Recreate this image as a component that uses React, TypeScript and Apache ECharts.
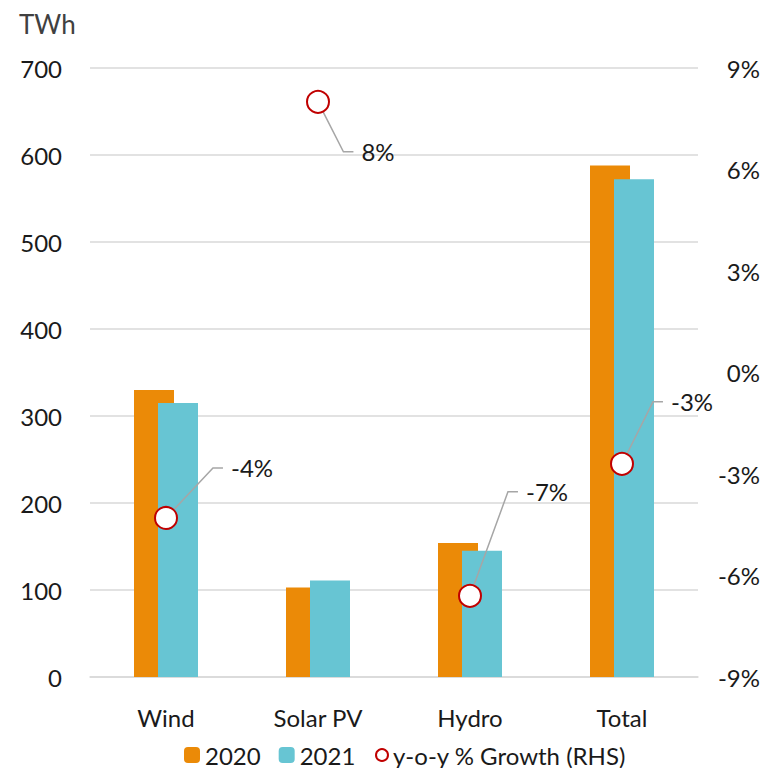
import React, { useEffect, useRef } from "react";
import * as echarts from "echarts";

const categories = ["Wind", "Solar PV", "Hydro", "Total"];
const values2020 = [330, 103, 154, 588];
const values2021 = [315, 111, 145, 572];
const growthPct = [-4.3, 8.0, -6.6, -2.7];
const leftTicks = { min: 0, max: 700, interval: 100 };
const rightTicks = { min: -9, max: 9, interval: 3 };

const FONT = "Lato, 'Noto Sans', sans-serif";
// label offsets (text centre relative to marker) - styling only
const labelOffsets = [
  { dx: 86, dy: -50 },
  { dx: 60, dy: 50 },
  { dx: 77, dy: -104 },
  { dx: 70, dy: -62 },
];
const PAD_L = 8;
const PAD_R = 40;

export default function App() {
  const ref = useRef<HTMLDivElement>(null);
  useEffect(() => {
    if (!ref.current) return;
    const chart = echarts.init(ref.current, undefined, { renderer: "svg" });
    const textColor = "#1a1a1a";
    const shift = (PAD_R - PAD_L) / 2;
    chart.setOption({
      animation: false,
      backgroundColor: "#ffffff",
      title: {
        text: "TWh",
        left: 14,
        top: 6,
        textStyle: { fontFamily: FONT, fontSize: 26, fontWeight: "normal", color: "#404040" },
      },
      grid: { left: 90, right: 68, top: 68, bottom: 91, containLabel: false },
      legend: [
        {
          data: ["2020", "2021"],
          left: 179,
          top: 738,
          itemWidth: 16,
          itemHeight: 16,
          itemGap: 18,
          textStyle: { fontFamily: FONT, fontSize: 24, color: textColor },
        },
        {
          data: ["y-o-y % Growth (RHS)"],
          left: 370,
          top: 738,
          itemWidth: 12,
          itemHeight: 12,
          textStyle: { fontFamily: FONT, fontSize: 24, color: textColor },
        },
      ],
      xAxis: {
        type: "category",
        data: categories,
        axisLine: { lineStyle: { color: "#d9d9d9", width: 1.5 } },
        axisTick: { show: false },
        axisLabel: { fontFamily: FONT, fontSize: 24, color: textColor, margin: 28 },
      },
      yAxis: [
        {
          type: "value",
          min: leftTicks.min,
          max: leftTicks.max,
          interval: leftTicks.interval,
          axisLine: { show: false },
          axisTick: { show: false },
          splitLine: { lineStyle: { color: "#d9d9d9", width: 1.5 } },
          axisLabel: { fontFamily: FONT, fontSize: 24, color: textColor, margin: 28 },
        },
        {
          type: "value",
          min: rightTicks.min,
          max: rightTicks.max,
          interval: rightTicks.interval,
          axisLine: { show: false },
          axisTick: { show: false },
          splitLine: { show: false },
          axisLabel: {
            fontFamily: FONT,
            fontSize: 24,
            color: textColor,
            margin: 62,
            align: "right",
            formatter: "{value}%",
          },
        },
      ],
      series: [
        {
          name: "2020",
          type: "bar",
          data: values2020,
          barWidth: 40,
          barGap: "-40%",
          itemStyle: { color: "#EB8A07" },
        },
        {
          name: "2021",
          type: "bar",
          data: values2021,
          barWidth: 40,
          barGap: "-40%",
          itemStyle: { color: "#67C5D3" },
        },
        {
          name: "y-o-y % Growth (RHS)",
          type: "scatter",
          yAxisIndex: 1,
          data: growthPct,
          symbol: "circle",
          symbolSize: 22,
          z: 5,
          itemStyle: { color: "#ffffff", borderColor: "#C00000", borderWidth: 2, opacity: 1 },
          label: {
            show: true,
            position: "inside",
            fontFamily: FONT,
            fontSize: 24,
            color: textColor,
            backgroundColor: "rgba(255,255,255,0)",
            padding: [0, PAD_R, 0, PAD_L],
            formatter: (p: any) => Math.round(p.value) + "%",
          },
          labelLine: {
            show: true,
            length2: 10,
            lineStyle: { color: "#a6a6a6", width: 1.5 },
          },
          labelLayout: (p: any) => ({
            dx: labelOffsets[p.dataIndex].dx + shift,
            dy: labelOffsets[p.dataIndex].dy,
          }),
        },
      ],
    });
    return () => chart.dispose();
  }, []);
  return <div ref={ref} style={{ width: 766, height: 768, position: "absolute", left: 0, top: 0 }} />;
}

_ _ _ _ _

**Exercise details:** Your task is to restate word for word the lines from the top of the data to the line containing "9, interval: 3", both ends included, with every picture left out.

**Worked answer:**
Recreate this image as a component that uses React, TypeScript and Apache ECharts.
import React, { useEffect, useRef } from "react";
import * as echarts from "echarts";

const categories = ["Wind", "Solar PV", "Hydro", "Total"];
const values2020 = [330, 103, 154, 588];
const values2021 = [315, 111, 145, 572];
const growthPct = [-4.3, 8.0, -6.6, -2.7];
const leftTicks = { min: 0, max: 700, interval: 100 };
const rightTicks = { min: -9, max: 9, interval: 3 };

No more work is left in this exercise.